The most convincing counter-response to the type of critique that Hart offers is—as Hart himself admits—that, at the end of the day, many if not most religious traditions aren’t ultimately satisfied with this barely-utterable, ground-of-all-being God—something that certainly applies to Hart’s own preferred faith tradition, Eastern Orthodoxy, which certainly stipulates many (perhaps increasingly unfashionable) tenets about our more “profane” reality and contingent historical events.

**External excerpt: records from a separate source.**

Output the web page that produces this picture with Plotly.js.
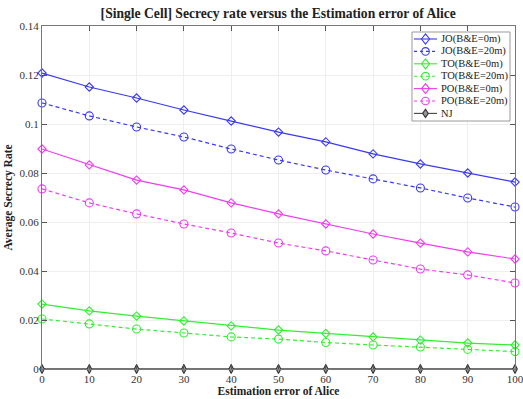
<!DOCTYPE html>
<html><head><meta charset="utf-8">
<script src="https://cdn.plot.ly/plotly-3.0.1.min.js"></script>
<style>html,body{margin:0;padding:0;background:#fff}#c{width:523px;height:399px}</style>
</head><body><div id="c"></div>
<script>
const errors = [0,10,20,30,40,50,60,70,80,90,100];
const jo0  = [0.1208,0.1151,0.1106,0.1057,0.1012,0.0967,0.0927,0.0878,0.0837,0.0800,0.0763];
const jo20 = [0.1086,0.1033,0.0988,0.0947,0.0898,0.0853,0.0812,0.0776,0.0739,0.0698,0.0661];
const to0  = [0.0265,0.0237,0.0216,0.0196,0.0176,0.0159,0.0145,0.0131,0.0118,0.0106,0.0098];
const to20 = [0.0204,0.0184,0.0163,0.0147,0.0131,0.0122,0.0108,0.0098,0.0090,0.0080,0.0071];
const po0  = [0.0898,0.0833,0.0771,0.0731,0.0678,0.0633,0.0592,0.0551,0.0514,0.0478,0.0449];
const po20 = [0.0735,0.0678,0.0633,0.0592,0.0555,0.0514,0.0482,0.0445,0.0408,0.0384,0.0351];
const nj   = [0,0,0,0,0,0,0,0,0,0,0];
const names = ['JO(B&E=0m)','JO(B&E=20m)','TO(B&E=0m)','TO(B&E=20m)','PO(B&E=0m)','PO(B&E=20m)','NJ'];

const W=523,H=399, ML=42, MR=8, MT=26, MB=30;
const PW=W-ML-MR, PH=H-MT-MB;
const blue='#3a3aee', green='#33ee33', mag='#f03cf0', gray='#444';
const styles=[
  {c:blue,d:'solid',s:'diamond-open'},{c:blue,d:'dash',s:'circle-open'},
  {c:green,d:'solid',s:'diamond-open'},{c:green,d:'dash',s:'circle-open'},
  {c:mag,d:'solid',s:'diamond-open'},{c:mag,d:'dash',s:'circle-open'},
  {c:gray,d:'solid',s:'diamond-tall'}
];
const DASH='4px,3px';
const series=[jo0,jo20,to0,to20,po0,po20,nj];
const data=series.map((y,i)=>{
  const st=styles[i];
  return {x:errors,y:y,name:names[i],type:'scatter',mode:'lines+markers',showlegend:false,cliponaxis:false,
    line:{color:st.c,width:i===6?1.6:1.2,dash:st.d==='dash'?DASH:'solid'},
    marker:{symbol:st.s,size:i===6?6.5:(st.s.startsWith('circle')?8:6.4),
      color:i===6?'#999':st.c,line:{color:i===6?'#333':st.c,width:1.1}}};
});

// compact legend drawn as layout shapes/annotations (pixel layout converted to plot fractions)
const fx=px=>(px-ML)/PW, fy=py=>(H-MB-py)/PH;
const LB={x0:412,x1:510,y0:32,y1:121};
const rowY=i=>39+i*12.4;
const shapes=[{type:'rect',xref:'paper',yref:'paper',x0:fx(LB.x0),x1:fx(LB.x1),y0:fy(LB.y1),y1:fy(LB.y0),
  line:{color:'#999',width:1},fillcolor:'#fff',layer:'above'}];
const annotations=[];
names.forEach((n,i)=>{
  const st=styles[i];
  const yy=fy(rowY(i)), xc=fx(425.5);
  shapes.push({type:'line',xref:'paper',yref:'paper',x0:fx(414),x1:fx(437),y0:yy,y1:yy,
    line:{color:st.c,width:1.1,dash:st.d==='dash'?'3px,3px':'solid'},layer:'above'});
  if(st.s.startsWith('circle')){
    shapes.push({type:'circle',xref:'paper',yref:'paper',xsizemode:'pixel',ysizemode:'pixel',
      xanchor:xc,yanchor:yy,x0:-3.8,x1:3.8,y0:-3.8,y1:3.8,line:{color:st.c,width:1.1},fillcolor:'rgba(0,0,0,0)',layer:'above'});
  } else {
    const hw=i===6?2.8:4, hh=i===6?4.2:5;
    shapes.push({type:'path',xref:'paper',yref:'paper',xsizemode:'pixel',ysizemode:'pixel',
      xanchor:xc,yanchor:yy,path:`M${-hw},0L0,${hh}L${hw},0L0,${-hh}Z`,
      line:{color:i===6?'#333':st.c,width:1.1},fillcolor:i===6?'#999':'rgba(0,0,0,0)',layer:'above'});
  }
  annotations.push({xref:'paper',yref:'paper',x:fx(439),y:yy,xanchor:'left',yanchor:'middle',
    text:n,showarrow:false,font:{size:10.5,color:'#222'}});
});

const font={family:'"Liberation Serif", "Times New Roman", serif',color:'#222'};
const layout={
  width:W,height:H,
  margin:{l:ML,r:MR,t:MT,b:MB},
  paper_bgcolor:'#fff',plot_bgcolor:'#fff',
  font:font,
  title:{text:'<b>[Single Cell] Secrecy rate versus the Estimation error of Alice</b>',
    font:{family:font.family,size:13.6,color:'#222'},x:0.532,xanchor:'center',y:0.967,yanchor:'middle'},
  xaxis:{range:[0,100],tickvals:errors,ticks:'inside',ticklen:5,tickcolor:'#555',
    showline:true,linecolor:'#777',linewidth:1,mirror:'ticks',ticklabeloverflow:'allow',
    showgrid:true,gridcolor:'#eeeeee',zeroline:false,
    tickfont:{size:11,color:'#333'},
    title:{text:'<b>Estimation error of Alice</b>',font:{size:11.5,color:'#222'},standoff:0}},
  yaxis:{range:[0,0.14],dtick:0.02,ticks:'inside',ticklen:5,tickcolor:'#555',
    showline:true,linecolor:'#777',linewidth:1,mirror:'ticks',
    showgrid:true,gridcolor:'#eeeeee',zeroline:false,
    tickfont:{size:11,color:'#333'},tickformat:'~g',
    title:{text:'<b>Average Secrecy Rate</b>',font:{size:11.5,color:'#222'},standoff:4}},
  showlegend:false,
  shapes:shapes,annotations:annotations
};
Plotly.newPlot('c',data,layout,{displayModeBar:false,staticPlot:true});
</script></body></html>
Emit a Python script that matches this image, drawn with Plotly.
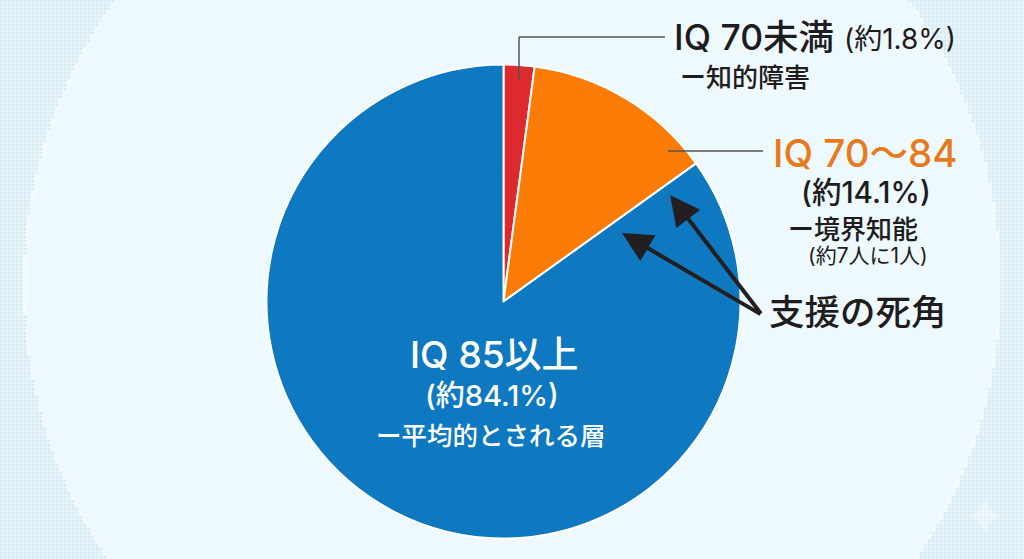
"""
IQ distribution pie chart (Japanese labels)
"""

import numpy as np
import plotly.graph_objects as go

WIDTH = 1024
HEIGHT = 559

# slice sizes as drawn in the picture, clockwise from 12 o'clock
segments = ['IQ 70未満', 'IQ 70〜84', 'IQ 85以上']
shares = [2.1, 13.0, 84.9]
colors = ['#DC2A2E', '#FA7B05', '#0E79C0']

# label texts
low_title = 'IQ 70未満'
low_pct = '(約1.8%)'
low_note = 'ー知的障害'
mid_title = 'IQ 70〜84'
mid_pct = '(約14.1%)'
mid_note = 'ー境界知能'
mid_ratio = '(約7人に1人)'
high_title = 'IQ 85以上'
high_pct = '(約84.1%)'
high_note = 'ー平均的とされる層'
callout = '支援の死角'

FONT = 'Inter, Noto Sans CJK JP'
INK = '#1E1C1C'
ORANGE_TEXT = '#E9791F'

# pie placement in pixels
cx, cy, r = 503.5, 301.5, 237

# background dots, only outside the big pale circle
bg_cx, bg_cy, bg_r = 512, 285, 488
gx, gy = np.meshgrid(np.arange(1, WIDTH, 4), np.arange(1, HEIGHT, 4))
outside = (gx - bg_cx) ** 2 + (gy - bg_cy) ** 2 > bg_r ** 2

fig = go.Figure()

fig.add_trace(go.Scatter(
    x=gx[outside],
    y=gy[outside],
    mode='markers',
    marker=dict(color='#D6EBF4', size=2.6, symbol='square'),
    hoverinfo='skip',
    showlegend=False
))

# small pale sparkle in the bottom right corner
fig.add_trace(go.Scatter(
    x=[985],
    y=[516],
    mode='markers',
    marker=dict(color='rgba(255,255,255,0.35)', size=24, symbol='star-diamond'),
    hoverinfo='skip',
    showlegend=False
))

fig.add_trace(go.Pie(
    labels=segments,
    values=shares,
    sort=False,
    direction='clockwise',
    rotation=0,
    textinfo='none',
    hoverinfo='label',
    showlegend=False,
    marker=dict(colors=colors, line=dict(color='white', width=2)),
    domain=dict(
        x=[(cx - r) / WIDTH, (cx + r) / WIDTH],
        y=[1 - (cy + r) / HEIGHT, 1 - (cy - r) / HEIGHT]
    )
))


def add_text(x, y, text, size, color=INK, anchor='left', weight=500):
    fig.add_annotation(
        x=x, y=y, text=text, showarrow=False, xanchor=anchor, yanchor='middle',
        font=dict(family=FONT, size=size, color=color, weight=weight)
    )


add_text(672, 37, low_title, 35.5)
add_text(842, 39, low_pct, 28, weight=400)
add_text(678, 77, low_note, 26)
add_text(865, 153, mid_title, 38.5, color=ORANGE_TEXT, anchor='center')
add_text(866, 192, mid_pct, 29.5, anchor='center')
add_text(853, 229, mid_note, 26, anchor='center')
add_text(868, 255, mid_ratio, 21, weight=400, anchor='center')
add_text(858, 312, callout, 35.5, anchor='center')
add_text(494, 354, high_title, 37, color='white', anchor='center')
add_text(492, 395, high_pct, 29, color='white', anchor='center')
add_text(491, 435, high_note, 25.5, color='white', anchor='center')

# the two arrows from the callout into the blue slice
for tip_x, tip_y in [(670, 195), (622, 233)]:
    fig.add_annotation(
        x=tip_x, y=tip_y, ax=762, ay=315,
        xref='x', yref='y', axref='x', ayref='y',
        text='', showarrow=True,
        arrowhead=2, arrowsize=1.5, arrowwidth=4, arrowcolor='#231F20'
    )

leader = dict(color='#555555', width=1.5)
fig.update_layout(
    width=WIDTH,
    height=HEIGHT,
    margin=dict(l=0, r=0, t=0, b=0),
    paper_bgcolor='#E9F6FB',
    plot_bgcolor='rgba(0,0,0,0)',
    xaxis=dict(range=[0, WIDTH], visible=False, fixedrange=True),
    yaxis=dict(range=[HEIGHT, 0], visible=False, fixedrange=True),
    shapes=[
        dict(type='circle', layer='below', x0=bg_cx - bg_r, x1=bg_cx + bg_r,
             y0=bg_cy - bg_r, y1=bg_cy + bg_r,
             fillcolor='#EEF9FD', line=dict(color='#F4FBFE', width=3)),
        dict(type='line', layer='above', x0=519, x1=665, y0=37, y1=37, line=leader),
        dict(type='line', layer='above', x0=519, x1=519, y0=37, y1=80, line=leader),
        dict(type='line', layer='above', x0=668, x1=763, y0=151, y1=151, line=leader),
    ]
)

fig.write_html("out.html", config=dict(displayModeBar=False),
               post_script="document.body.style.margin='0';")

This is where those like William Lane Craig have taken up the apologetic mantle, defending some of the more ground-level aspects of Christian theology and historicity: the reliability of the New Testament, the resurrection of Jesus, theodicy, and numerous other interpretive issues.
Again, as atheists, we’re under no obligation to find these arguments ultimately persuasive; but we owe it to ourselves to take them seriously: seriously enough to not neglect looking at the best theological literature out there—and serious enough to truly learn about the origins and evolution of early Judaism and Christianity (and, indeed, all religions that we critique), and their doctrines and diversity.